Ephraim en Johanna hebben beiden veel bloed verloren, maar ze leven nog steeds. Ofschoon ze beiden nog maagd waren, en nu hoe dan ook niet meer tot geslachtelijk verkeer in staat zullen zijn, lijkt hun doorstaan van pijn hen niet nader tot God te hebben gebracht. Ze maken een wandelinkje in de frisse lucht, waar drie jongetjes over hun nieuwsgierigheid naar geslachtsgemeenschap praten. Terug in de kathedraal aangekomen, kruipt Ephraim op zijn zuster en slaat haar dood. Hij legt haar bij Jakob in de sarcofaag. De spoken komen terug en nodigen hem uit tot een reidans. Ephraim valt bewusteloos op de vloer.

In de laatste scène komt de superintendant Ephraim om geld vragen voor de opbouw van een Mariakapel in de dom.
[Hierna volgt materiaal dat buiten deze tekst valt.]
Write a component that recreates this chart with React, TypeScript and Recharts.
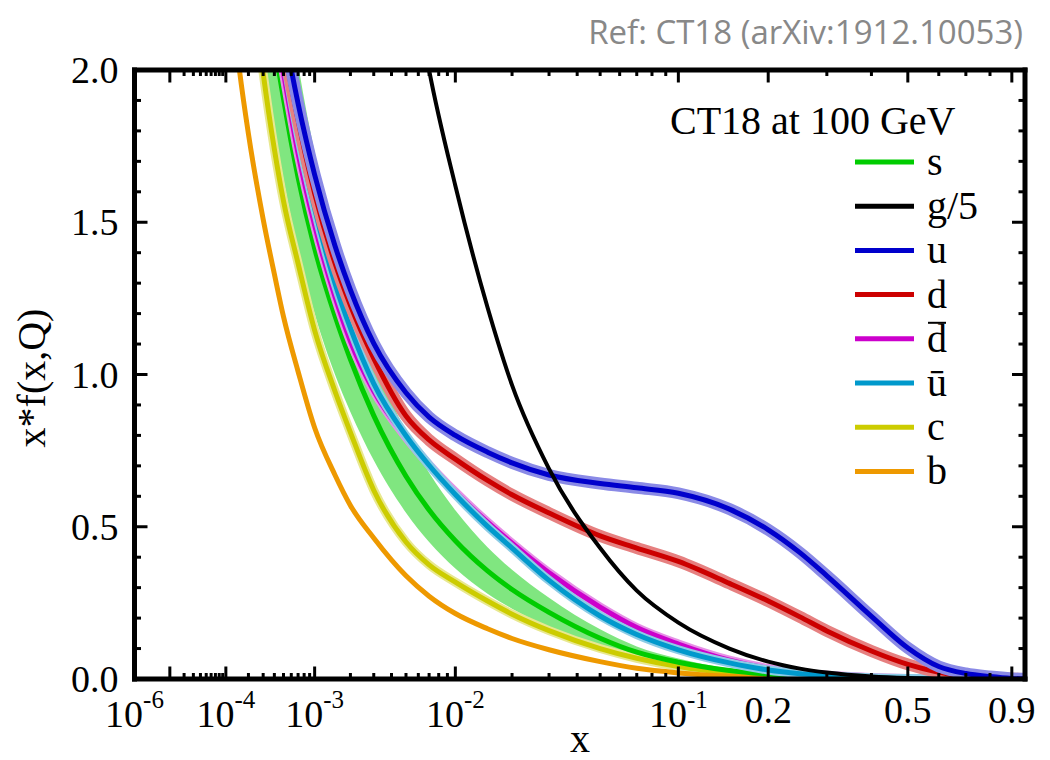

Ephraim staat hoog in aanzien als een excentrieke, maar zeer gerespecteerde geestelijke; hij legt zijn wil aan de wereldlijke autoriteiten op. Er wonen twee misdienaars bij hem in, die geregeld in zijn soep plassen. Ephraim is blind en ziet dan ook niet hoe de twee aan elkaars penis zuigen en elkaars urine drinken; zij genieten volop van hun lijfelijkheid. Ephraim stelt zijn neef Paul als architect voor de nieuwe kapel aan, tot meerdere eer en glorie van God. Er zullen vooral veel standbeelden in staan, ook al kan hij die niet zien.

Opvoeringen[bewerken | brontekst bewerken]

Pastor Ephraim Magnus werd tijdens de Weimarrepubliek één week opgevoerd in het besloten gezelschap Das Theater, onder leiding van Jo Lhermann. Deze versie was sterk ingekort door Bertolt Brecht en de Oostenrijker Arnolt Bronnen. Mede met het oog op de homoseksuele en incestueuze scènes werd deze opvoering van overheidswege verboden. Tijdens de nazistische dictatuur was Jahnn persona non grata en verhuisde hij naar Bornholm. Na Jahnns dood in 1959 geraakte Pastor Ephraim Magnus, evenals Jahnn zelf, enigszins in de vergetelheid.

In 2015 voerde het Deutsches Schauspielhaus in Hamburg een integrale versie uit onder regie van Frank Castorf.[3]